I imagined slinking like a cat through the alleys and byways. I imagined climbing structures at night. I imagined sleepy days, where I’d suddenly grab my papers and run to teach the class. I imagined carrying home a half empty bottle, arms around some complete strangers, and shoes an utter mess.
I imagined knocks at the door, and a smiling boy sitting, splayed out, on my floor. I imagined music pouring from little boxes about the place. I imagined watching light move of its own accord, a kaleidoscope every night.
I imagined the smell of the sea, and the smell of fresh straw, and the smell of old wood. I imagined the smell of wet concrete and clean dirt.
I don’t know if there are such cities. Or if there ever were. Or maybe they were just there for a moment, and I missed them. Maybe they’re somewhere else. Or maybe I’m somewhere else.
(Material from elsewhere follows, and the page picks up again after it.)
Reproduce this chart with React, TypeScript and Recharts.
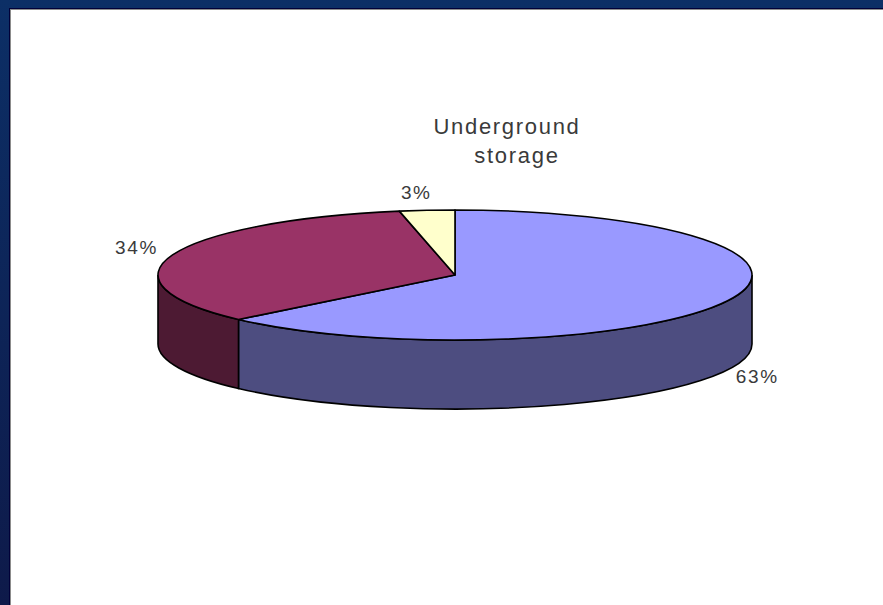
import React from "react";
import { PieChart, Pie, Cell } from "recharts";

const categories = ["Slice A", "Slice B", "Slice C"];
const shares = [63, 34, 3];
const topColors = ["#9999ff", "#993366", "#ffffcc"];
const sideColors = ["#4d4d80", "#4d1a33", "#808066"];
const titleLines = ["Underground", "storage"];

const data = categories.map((name, i) => ({ name, value: shares[i], side: sideColors[i] }));

const TILT = 0.219; // vertical squash of the disc
const DEPTH = 69;
const EDGE = "#000000";

const RAD = Math.PI / 180;

function DiscSlice(props: any) {
  const { cx, cy, outerRadius, startAngle, endAngle, fill, payload } = props;
  const rx = outerRadius;
  const ry = outerRadius * TILT;
  const px = (a: number) => cx + rx * Math.cos(a * RAD);
  const py = (a: number) => cy - ry * Math.sin(a * RAD);
  const large = Math.abs(startAngle - endAngle) > 180 ? 1 : 0;

  // only the front half of the rim (0 to -180) shows a wall
  const wallFrom = Math.min(startAngle, 0);
  const wallTo = Math.max(endAngle, -180);
  const hasWall = wallFrom > wallTo;

  return (
    <g>
      {hasWall && (
        <path
          d={`M${px(wallFrom)},${py(wallFrom)} A${rx},${ry} 0 0 1 ${px(wallTo)},${py(wallTo)} L${px(wallTo)},${py(wallTo) + DEPTH} A${rx},${ry} 0 0 0 ${px(wallFrom)},${py(wallFrom) + DEPTH} Z`}
          fill={payload?.side ?? props.side}
          stroke={EDGE}
          strokeWidth={1.6}
        />
      )}
      <path
        d={`M${cx},${cy} L${px(startAngle)},${py(startAngle)} A${rx},${ry} 0 ${large} 1 ${px(endAngle)},${py(endAngle)} Z`}
        fill={fill}
        stroke={EDGE}
        strokeWidth={1.6}
        strokeLinejoin="round"
      />
    </g>
  );
}

const labelNudge = [
  { dx: -7, dy: -7 },
  { dx: 2, dy: 4 },
  { dx: -7, dy: 6 },
];

function SliceLabel(props: any) {
  const { cx, cy, outerRadius, midAngle, index, value } = props;
  const front = Math.sin(midAngle * RAD) < 0;
  const x = cx + (outerRadius + 40) * Math.cos(midAngle * RAD) + labelNudge[index].dx;
  const y = cy - (outerRadius * TILT + 18) * Math.sin(midAngle * RAD) + (front ? 76 : -6) + labelNudge[index].dy;
  return (
    <text
      x={x}
      y={y}
      textAnchor="middle"
      dominantBaseline="central"
      fontFamily="Liberation Sans"
      fontSize={19}
      letterSpacing={1.6}
      fill="#3a3a3a"
    >
      {`${value}%`}
    </text>
  );
}

export default function App() {
  return (
    <div
      style={{
        position: "absolute",
        left: 0,
        top: 0,
        width: 883,
        height: 605,
        overflow: "hidden",
        background: "linear-gradient(180deg, #0c2f66 0%, #0e1a4a 100%)",
      }}
    >
      <div
        style={{
          position: "absolute",
          left: 9,
          top: 8,
          width: 874,
          height: 597,
          background: "#000038",
        }}
      />
      <div
        style={{
          position: "absolute",
          left: 10,
          top: 9,
          width: 873,
          height: 596,
          background: "#ffffff",
          borderLeft: "1px solid #8c8c8c",
          borderTop: "1px solid #8c8c8c",
          boxSizing: "border-box",
        }}
      />
      <div style={{ position: "absolute", left: 0, top: 0 }}>
        <PieChart width={883} height={605} margin={{ top: 0, right: 0, bottom: 0, left: 0 }}>
          <text
            x={507}
            y={134}
            textAnchor="middle"
            fontFamily="Liberation Sans"
            fontSize={22}
            letterSpacing={1.7}
            fill="#3a3a3a"
          >
            {titleLines[0]}
          </text>
          <text
            x={517}
            y={163}
            textAnchor="middle"
            fontFamily="Liberation Sans"
            fontSize={22}
            letterSpacing={1.7}
            fill="#3a3a3a"
          >
            {titleLines[1]}
          </text>
          <Pie
            data={data}
            dataKey="value"
            nameKey="name"
            cx={455}
            cy={275}
            innerRadius={0}
            outerRadius={297}
            startAngle={90}
            endAngle={-270}
            paddingAngle={0}
            shape={DiscSlice}
            label={SliceLabel}
            labelLine={false}
            isAnimationActive={false}
          >
            {data.map((d, i) => (
              <Cell key={d.name} fill={topColors[i]} />
            ))}
          </Pie>
        </PieChart>
      </div>
    </div>
  );
}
There was a place, a little place in Hikone, where I once wanted to live. I wanted to look out the door and smile at the hideous view of a bit of castle wall and some shallows where people could load their boats into the moat. I dreamed of living there, with someone, and being happy and content in that life. That was, in some ways, the most freeing conception that I ever developed. For a time. Now, I’ll wonder. I’ll always wonder. In so many senses, what if I’d moved there? It’s all academic now. Still, it’s interesting to think of a time where there was certainty. To have wanted these things. To have wanted a life.
Even vagueries evade me now.
I cannot find the strength to put feelings to paper. And so, I suppose, I’ll write my dreams. And maybe that will be close enough.